→ **Problem to work on**
Without the pictures, output the lines of the material from the very first through the one that holds "const bandF2 = [800, 2200];".

→ **Available data**

=-=-=

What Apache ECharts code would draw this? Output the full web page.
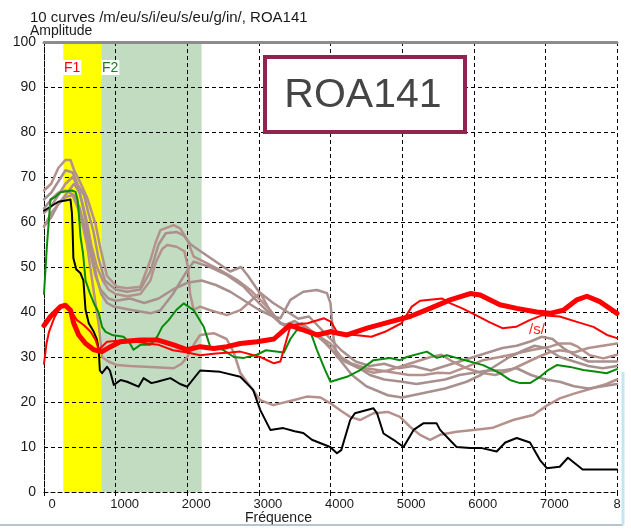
<!DOCTYPE html>
<html>
<head>
<meta charset="utf-8">
<script src="https://cdn.jsdelivr.net/npm/echarts@6/dist/echarts.min.js"></script>
<style>
  html, body { margin: 0; padding: 0; background: #fff; }
  #chart { width: 631px; height: 531px; }
</style>
</head>
<body>
<div id="chart"></div>
<script>
// Axis ticks and labels
const xTicks = [0, 1000, 2000, 3000, 4000, 5000, 6000, 7000, 8000];
const xTickLabels = ['0', '1000', '2000', '3000', '4000', '5000', '6000', '7000', '8'];
const yTicks = [0, 10, 20, 30, 40, 50, 60, 70, 80, 90, 100];

// Formant bands (Hz)
const bandF1 = [270, 800];
const bandF2 = [800, 2200];

// Spectra: [frequency Hz, amplitude]
const curveBlack = [[0,62.5],[100,63.5],[200,64.5],[300,64.8],[370,65],[390,62],[400,58],[410,52],[450,49.5],[510,48.6],[550,47],[580,40.5],[625,37.5],[695,35.6],[740,33.8],[765,31.5],[780,27],[810,26.4],[880,27.8],[920,27],[975,23.8],[1070,24.9],[1160,24.5],[1320,23.4],[1390,25.3],[1500,24.2],[1580,24.5],[1765,25.3],[1900,24],[2000,23.4],[2180,27],[2460,26.7],[2740,25.6],[2920,22.7],[3020,18.2],[3160,13.8],[3340,14.2],[3500,13.5],[3620,13.1],[3740,11.6],[3995,10],[4090,8.6],[4150,9.3],[4275,16],[4340,17.5],[4600,18.6],[4650,17.5],[4740,13],[4880,11.6],[5020,10],[5160,13.8],[5300,15.3],[5480,15.3],[5530,13.8],[5760,10],[5950,9.8],[6100,9.8],[6320,9],[6440,11],[6600,12],[6785,11],[6925,7.1],[7020,5.3],[7200,5.6],[7315,7.6],[7520,5],[8000,5]];

const curveGreen = [[0,44],[20,44],[40,54.5],[90,65],[160,65.6],[230,66.6],[390,67],[440,66.7],[470,64.9],[485,62],[510,56.7],[545,53],[580,47],[640,44.2],[695,42],[765,39.8],[810,36.7],[860,35.6],[950,34.9],[1110,34.5],[1185,33.4],[1250,31.6],[1345,32.7],[1485,32.7],[1580,34.5],[1650,36.7],[1740,38.2],[1850,40.5],[1950,41.9],[2090,40.4],[2230,36.7],[2320,32.3],[2500,31.6],[2650,30],[2790,29.8],[2970,30.5],[3100,31.5],[3350,31],[3440,34],[3530,36],[3720,35.6],[3810,31.6],[3925,27.1],[4000,24.5],[4230,25.6],[4415,27.1],[4600,29.3],[4830,29.8],[4970,29.3],[5065,30],[5345,31.2],[5485,29.8],[5625,30.4],[5760,29.8],[5945,29],[6130,28.2],[6365,26.4],[6505,24.9],[6645,24.2],[6785,24.2],[6925,25.6],[7040,27.1],[7160,28.2],[7345,27.8],[7530,27.1],[7715,26.7],[7855,26.4],[8000,27.3]];

const curveRedThick = [[0,37],[90,39],[230,41.2],[300,41.5],[370,40.4],[415,37.5],[485,34.9],[580,33],[695,31.6],[810,31.2],[930,32.3],[1065,33.4],[1345,33.8],[1580,33.8],[1810,32.7],[2000,31.6],[2180,32.3],[2370,31.9],[2555,32.3],[2740,33],[2975,33.4],[3210,34],[3430,37.1],[3620,36],[3810,34.9],[4000,35.6],[4230,34.9],[4510,36.4],[4830,37.8],[5110,39],[5390,40.8],[5670,42.7],[5950,44.1],[6090,43.8],[6365,41.6],[6600,40.8],[6880,40],[7065,39.7],[7250,40.4],[7440,42.7],[7580,43.5],[7760,42.3],[8000,39.7]];

const curveRedThin = [[0,28.5],[35,33],[70,35.6],[140,38.6],[230,41.2],[300,41.2],[370,40.4],[460,38.2],[555,37.1],[650,35.6],[720,33.8],[765,31.6],[880,33.4],[1160,33.8],[1440,33],[1600,32.7],[1800,31.5],[2000,31],[2180,30.4],[2400,30.8],[2600,31],[2740,31.2],[3020,30],[3210,28.6],[3300,29],[3445,37.1],[3680,37.5],[3910,38.6],[4010,37.8],[4100,35.3],[4340,34.9],[4570,34.5],[4760,35.6],[4990,37.5],[5135,41.2],[5250,42.5],[5420,42.8],[5560,43],[5675,41.9],[5840,40.8],[6030,39.3],[6210,37.8],[6400,36.4],[6590,36.7],[6780,38.2],[6960,39.3],[7200,39],[7440,37.8],[7670,36.7],[7860,34.9],[8000,34.2]];

const curveBrown1 = [[0,67],[100,68.5],[200,72],[300,73.8],[370,73.8],[420,71.5],[500,69],[600,65.5],[650,63],[720,59.5],[790,54],[880,48],[1020,45.6],[1160,45.3],[1345,45.6],[1485,51.5],[1560,55.5],[1625,58.2],[1810,59.3],[1900,58.6],[2000,56],[2090,52.3],[2230,51.2],[2460,49.3],[2700,47.1],[2880,44.9],[3020,42.7],[3160,40.4],[3300,37.5],[3450,36.5],[3600,37.5],[3800,35],[4000,33],[4150,30],[4300,28.5],[4500,27.5],[4700,27],[4900,26.5],[5100,26],[5300,26],[5500,26.5],[5670,26.4],[5900,27.8],[6130,29.3],[6365,30],[6600,30.8],[6830,31.6],[7065,32.3],[7200,33],[7350,33],[7450,32.3],[7620,30.4],[7810,29.7],[8000,30.5]];

const curveBrown2 = [[0,65],[100,66.5],[200,69],[300,71.5],[400,71],[480,68],[560,66],[620,62],[690,58],[760,52],[850,47],[1000,45],[1160,44.5],[1345,45],[1485,49],[1600,55],[1700,57.5],[1850,57.8],[1950,57],[2050,55],[2140,54],[2370,51.5],[2600,49],[2750,50],[2850,48],[3000,44.5],[3200,42],[3400,40],[3550,38.5],[3700,39],[3850,36.5],[4000,34],[4150,31.5],[4350,29],[4550,28],[4750,28.5],[4950,27.5],[5150,28],[5400,27],[5600,28],[5800,29],[6000,30],[6200,31],[6400,32],[6600,32.5],[6800,33.5],[6950,34.5],[7100,34],[7250,32],[7400,30.5],[7600,29],[7800,29],[8000,29]];

const curveBrown3 = [[0,62],[100,63.5],[200,66],[300,68.5],[400,70],[470,68],[540,64],[600,60],[660,55],[740,50],[820,47],[900,45],[1000,44],[1160,43.5],[1345,44],[1485,47],[1560,51],[1650,54],[1720,54.9],[1850,54.5],[1960,53.5],[2010,50],[2040,44],[2090,40.5],[2180,41.2],[2320,40.4],[2555,39.3],[2740,40.4],[2925,43],[3020,44.2],[3100,41.9],[3200,39],[3300,37.5],[3450,37],[3600,36],[3750,35.5],[3900,33.5],[4050,31],[4200,29],[4400,27.5],[4600,26.5],[4800,27],[5000,28],[5200,29],[5400,30],[5550,30.5],[5700,29],[5900,27.5],[6100,26.5],[6300,26],[6500,27],[6700,28.5],[6900,30],[7050,31],[7200,31.5],[7400,31],[7600,32],[7800,32.5],[8000,33]];

const curveBrown4 = [[0,59],[100,61],[200,64],[300,66],[420,68.5],[500,66.5],[560,62],[620,57],[680,52],[740,47.5],[800,44],[880,42],[975,41.2],[1200,40.5],[1485,39.7],[1625,40.4],[1800,44],[1975,48.6],[2090,51.2],[2320,50],[2555,48.2],[2790,45.6],[3000,42],[3200,39],[3350,37],[3500,38],[3650,36.5],[3800,35],[3950,33],[4100,30],[4300,26],[4500,23.5],[4800,21.5],[5000,21],[5300,22],[5600,23],[5900,24.5],[6100,26],[6300,28],[6500,30],[6700,31.5],[6850,32.5],[7000,32],[7200,30],[7400,29],[7600,28],[7800,27.5],[8000,28]];

const curveBrown5 = [[0,59],[100,62],[200,64],[300,65.5],[400,66],[500,62],[600,55],[700,44],[770,36.5],[810,30],[900,29],[1020,28.2],[1200,28],[1485,27.8],[1810,27.5],[1920,28.5],[2000,30],[2100,33],[2180,34.9],[2370,35.3],[2550,34],[2650,31],[2740,26.5],[2830,24.5],[2925,22.5],[3020,20.4],[3200,19.3],[3480,20.4],[3670,21.2],[3860,21],[4000,19.7],[4150,18],[4275,16.7],[4415,16],[4600,17.5],[4800,17.8],[4970,16.7],[5110,14.5],[5250,12.7],[5390,11.6],[5530,12.7],[5760,13.4],[5995,13.8],[6270,14.3],[6550,16],[6830,17.1],[7020,19.2],[7200,20.8],[7390,21.8],[7620,22.9],[7855,24],[8000,25]];

const curveBrown6 = [[0,63],[100,65],[200,66.5],[300,67],[420,66],[500,63],[580,58],[650,53],[720,48],[790,45],[900,43],[1000,42.5],[1200,43],[1400,42],[1600,43],[1800,45],[2000,46.5],[2200,47],[2400,46],[2600,44.5],[2800,42.5],[3000,40.5],[3200,39],[3300,38.6],[3440,42.7],[3620,44.5],[3810,44.9],[3950,44.2],[4000,41.9],[4040,34.5],[4090,30],[4180,29.3],[4350,28],[4550,26],[4750,25],[5000,24.5],[5200,24],[5400,24.5],[5600,25],[5800,26],[6000,26.5],[6200,27],[6400,27],[6600,27.5],[6800,26],[7000,25],[7200,24.5],[7400,23.5],[7600,23],[7800,23.5],[8000,24]];

const FONT = 'Liberation Sans, Arial, sans-serif';

function curve(name, data, color, width) {
  return {
    name, type: 'line', data, showSymbol: false, silent: true, z: 3,
    lineStyle: { color, width, join: 'round', cap: 'round' }
  };
}

const brownA = '#b5918c';
const brownB = '#a8908e';

const series = [
  {
    name: 'bands', type: 'line', data: [], silent: true,
    markArea: {
      silent: true, z: 1,
      label: { show: false },
      data: [
        [{ xAxis: bandF1[0], itemStyle: { color: '#ffff00', opacity: 1 } }, { xAxis: bandF1[1] }],
        [{ xAxis: bandF2[0], itemStyle: { color: '#c2dcc2', opacity: 1 } }, { xAxis: bandF2[1] }]
      ]
    }
  },
  curve('b1', curveBrown1, brownA, 2.5),
  curve('b2', curveBrown2, brownB, 2.5),
  curve('b3', curveBrown3, brownA, 2.5),
  curve('b4', curveBrown4, brownB, 2.5),
  curve('b5', curveBrown5, brownA, 2.5),
  curve('b6', curveBrown6, brownB, 2.5),
  curve('black', curveBlack, '#000000', 2),
  curve('green', curveGreen, '#0a8a0a', 2),
  curve('redThin', curveRedThin, '#ff0000', 2),
  curve('redThick', curveRedThick, '#ff0000', 5)
];

const chart = echarts.init(document.getElementById('chart'), null, { renderer: 'canvas' });
chart.setOption({
  animation: false,
  backgroundColor: '#ffffff',
  grid: { left: 44, right: 14, top: 42, bottom: 39 },
  xAxis: [{
    type: 'value', min: xTicks[0], max: xTicks[xTicks.length - 1], interval: 1000, z: 1.5,
    axisLine: { show: true, lineStyle: { color: '#000', type: [4, 3], width: 1 } },
    axisTick: { show: true, length: 4, lineStyle: { color: '#000' } },
    splitLine: { show: true, lineStyle: { color: '#000', type: [4, 3], width: 1 } },
    axisLabel: {
      margin: 6, color: '#1a1a1a', fontFamily: FONT, fontSize: 13,
      // a leading spacer token nudges the labels right of their tick
      formatter: v => {
        const i = xTicks.indexOf(v);
        const t = i >= 0 ? xTickLabels[i] : '';
        if (i === xTicks.length - 1) return t;
        return (i === 0 ? '{s0| }' : '{s| }') + '{n|' + t + '}';
      },
      rich: {
        s0: { width: 16, fontSize: 13 },
        s: { width: 18, fontSize: 13 },
        n: { fontFamily: FONT, fontSize: 13, color: '#1a1a1a' }
      }
    }
  }, {
    type: 'value', position: 'top', min: 0, max: 8000, z: 1.5,
    axisLine: { show: true, onZero: false, lineStyle: { color: '#8c8c8c', width: 3 } },
    axisTick: { show: false }, axisLabel: { show: false }, splitLine: { show: false }
  }],
  yAxis: {
    type: 'value', min: yTicks[0], max: yTicks[yTicks.length - 1], interval: 10, z: 1.5,
    axisLine: { show: true, lineStyle: { color: '#000', type: [4, 3], width: 1 } },
    axisTick: { show: false },
    splitLine: { show: true, lineStyle: { color: '#000', type: [4, 3], width: 1 } },
    axisLabel: { margin: 8, color: '#1a1a1a', fontFamily: FONT, fontSize: 14 }
  },
  series,
  graphic: [
    { type: 'text', left: 30, top: 10, style: { text: '10 curves /m/eu/s/i/eu/s/eu/g/in/, ROA141', fontFamily: FONT, fontSize: 15, fill: '#1a1a1a' } },
    { type: 'text', left: 30, top: 24, style: { text: 'Amplitude', fontFamily: FONT, fontSize: 14, fill: '#1a1a1a' } },
    { type: 'text', left: 245, top: 511, style: { text: 'Fréquence', fontFamily: FONT, fontSize: 14, fill: '#1a1a1a' } },
    { type: 'text', left: 63, top: 60, z: 20, style: { text: 'F1', fontFamily: FONT, fontSize: 14, fill: '#ff0000', backgroundColor: '#fff', padding: [1, 1, 0, 1] } },
    { type: 'text', left: 101, top: 60, z: 20, style: { text: 'F2', fontFamily: FONT, fontSize: 14, fill: '#1a7f1a', backgroundColor: '#fff', padding: [1, 1, 0, 1] } },
    { type: 'rect', z: 20, shape: { x: 265, y: 57, width: 200, height: 75 }, style: { fill: '#fff', stroke: '#8e2450', lineWidth: 4 } },
    { type: 'text', z: 21, x: 363, y: 96, style: { text: 'ROA141', fontFamily: FONT, fontSize: 41, fill: '#454545', align: 'center', verticalAlign: 'middle' } },
    { type: 'text', z: 20, left: 529, top: 322, style: { text: '/s/', fontFamily: FONT, fontSize: 15, fill: '#ff2020' } },
    { type: 'line', z: 20, shape: { x1: 0, y1: 525, x2: 623, y2: 525 }, style: { stroke: '#9fb0bc', lineWidth: 1.5 } },
    { type: 'line', z: 20, shape: { x1: 623, y1: 372, x2: 623, y2: 525 }, style: { stroke: '#c4e6f0', lineWidth: 3 } }
  ]
});
</script>
</body>
</html>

=-=-=

→ **Response for this exercise**
What Apache ECharts code would draw this? Output the full web page.
<!DOCTYPE html>
<html>
<head>
<meta charset="utf-8">
<script src="https://cdn.jsdelivr.net/npm/echarts@6/dist/echarts.min.js"></script>
<style>
  html, body { margin: 0; padding: 0; background: #fff; }
  #chart { width: 631px; height: 531px; }
</style>
</head>
<body>
<div id="chart"></div>
<script>
// Axis ticks and labels
const xTicks = [0, 1000, 2000, 3000, 4000, 5000, 6000, 7000, 8000];
const xTickLabels = ['0', '1000', '2000', '3000', '4000', '5000', '6000', '7000', '8'];
const yTicks = [0, 10, 20, 30, 40, 50, 60, 70, 80, 90, 100];

// Formant bands (Hz)
const bandF1 = [270, 800];
const bandF2 = [800, 2200];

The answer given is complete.